Task brief:
Write out the material exactly, with the pictures left out.
○ ○ ○ ○ ○
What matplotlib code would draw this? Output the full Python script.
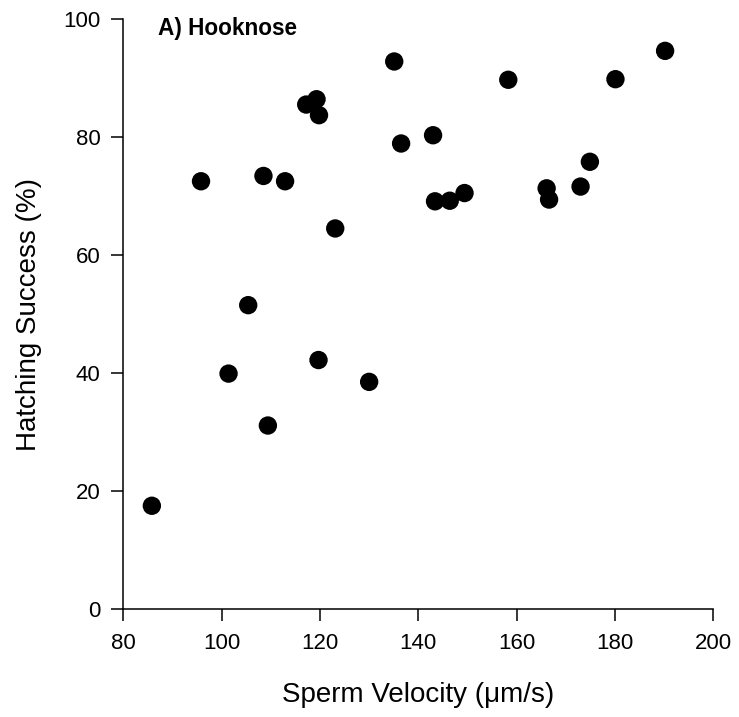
import matplotlib
matplotlib.use("Agg")
import matplotlib.pyplot as plt

plt.rcParams['font.family'] = ['Liberation Sans', 'DejaVu Sans']

# Data
sperm_velocity = [85.8, 101.4, 109.4, 119.7, 130.0, 95.8, 108.5, 112.9, 105.4, 123.1,
                  117.2, 119.3, 119.8, 135.1, 136.5, 143.0, 143.4, 146.4, 149.4, 158.3,
                  166.1, 166.6, 173.0, 174.9, 180.1, 190.2]
hatching_success = [17.5, 39.9, 31.1, 42.2, 38.5, 72.5, 73.4, 72.5, 51.5, 64.5,
                    85.5, 86.4, 83.7, 92.8, 78.9, 80.3, 69.1, 69.2, 70.5, 89.7,
                    71.3, 69.4, 71.6, 75.8, 89.8, 94.6]
x_ticks = [80, 100, 120, 140, 160, 180, 200]
y_ticks = [0, 20, 40, 60, 80, 100]
panel_title = "A) Hooknose"

fig = plt.figure(figsize=(7.39, 7.17), dpi=100)
ax = fig.add_axes([0.1669, 0.1506, 0.7983, 0.8229])

ax.scatter(sperm_velocity, hatching_success, s=175, c='black', edgecolors='none',
           clip_on=False, zorder=3)

ax.set_xlim(80, 200)
ax.set_ylim(0, 100)
ax.set_xticks(x_ticks)
ax.set_yticks(y_ticks)

for side in ['top', 'right']:
    ax.spines[side].set_visible(False)
for side in ['left', 'bottom']:
    ax.spines[side].set_linewidth(1.1)

ax.tick_params(axis='both', direction='out', length=8.5, width=1.1,
               labelsize=16, colors='black')
ax.tick_params(axis='y', pad=8)
ax.tick_params(axis='x', pad=9)

ax.set_xlabel("Sperm Velocity (\u03bcm/s)", fontsize=20, labelpad=20)
ax.set_ylabel("Hatching Success (%)", fontsize=20, labelpad=15)

ax.text(87.0, 97.3, panel_title, fontsize=16.3, fontweight='bold', ha='left',
        va='baseline')

fig.savefig("out.png", dpi=100)
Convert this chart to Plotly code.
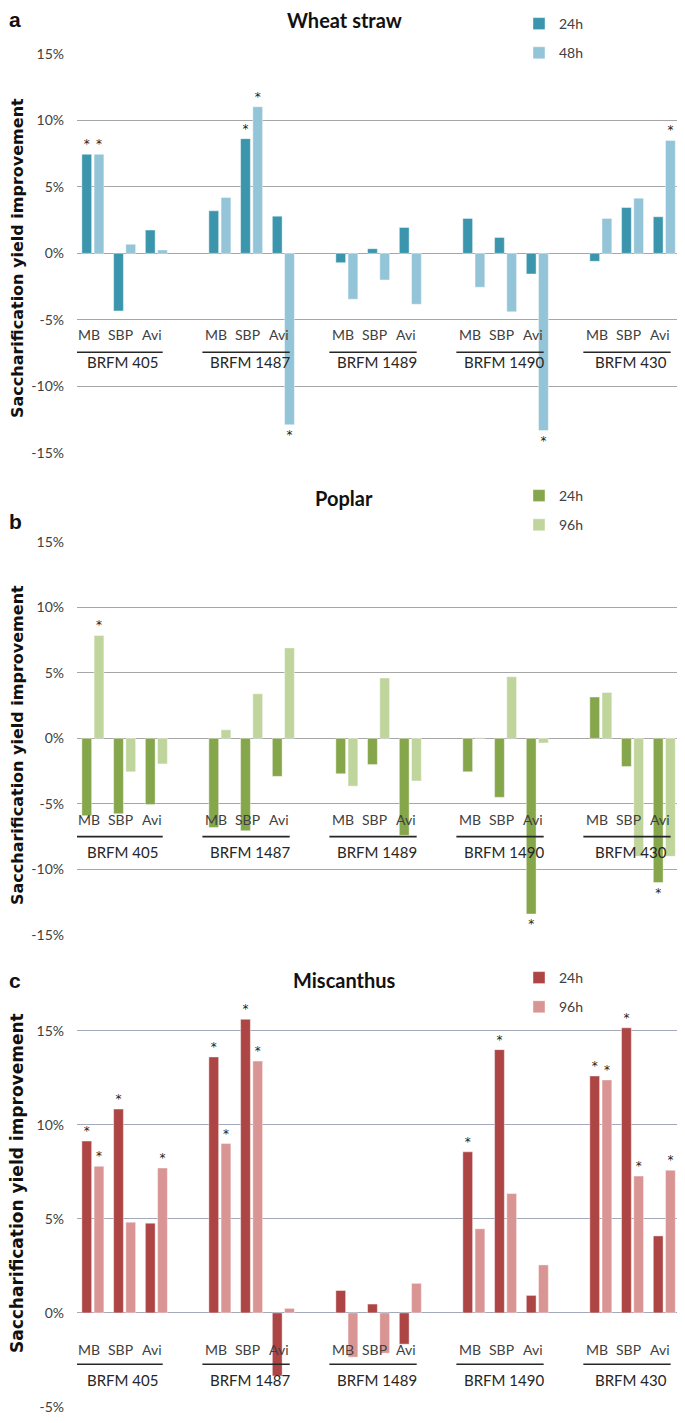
○ ○ ○ ○ ○
Expected output:
What matplotlib code would draw this? Output the full Python script.
import matplotlib
matplotlib.use("Agg")
import matplotlib.pyplot as plt

plt.rcParams['font.family'] = ['Liberation Sans', 'DejaVu Sans']

# Data
sperm_velocity = [85.8, 101.4, 109.4, 119.7, 130.0, 95.8, 108.5, 112.9, 105.4, 123.1,
                  117.2, 119.3, 119.8, 135.1, 136.5, 143.0, 143.4, 146.4, 149.4, 158.3,
                  166.1, 166.6, 173.0, 174.9, 180.1, 190.2]
hatching_success = [17.5, 39.9, 31.1, 42.2, 38.5, 72.5, 73.4, 72.5, 51.5, 64.5,
                    85.5, 86.4, 83.7, 92.8, 78.9, 80.3, 69.1, 69.2, 70.5, 89.7,
                    71.3, 69.4, 71.6, 75.8, 89.8, 94.6]
x_ticks = [80, 100, 120, 140, 160, 180, 200]
y_ticks = [0, 20, 40, 60, 80, 100]
panel_title = "A) Hooknose"

fig = plt.figure(figsize=(7.39, 7.17), dpi=100)
ax = fig.add_axes([0.1669, 0.1506, 0.7983, 0.8229])

ax.scatter(sperm_velocity, hatching_success, s=175, c='black', edgecolors='none',
           clip_on=False, zorder=3)

ax.set_xlim(80, 200)
ax.set_ylim(0, 100)
ax.set_xticks(x_ticks)
ax.set_yticks(y_ticks)

for side in ['top', 'right']:
    ax.spines[side].set_visible(False)
for side in ['left', 'bottom']:
    ax.spines[side].set_linewidth(1.1)

ax.tick_params(axis='both', direction='out', length=8.5, width=1.1,
               labelsize=16, colors='black')
ax.tick_params(axis='y', pad=8)
ax.tick_params(axis='x', pad=9)

ax.set_xlabel("Sperm Velocity (\u03bcm/s)", fontsize=20, labelpad=20)
ax.set_ylabel("Hatching Success (%)", fontsize=20, labelpad=15)

ax.text(87.0, 97.3, panel_title, fontsize=16.3, fontweight='bold', ha='left',
        va='baseline')

fig.savefig("out.png", dpi=100)
Convert this chart to Plotly code.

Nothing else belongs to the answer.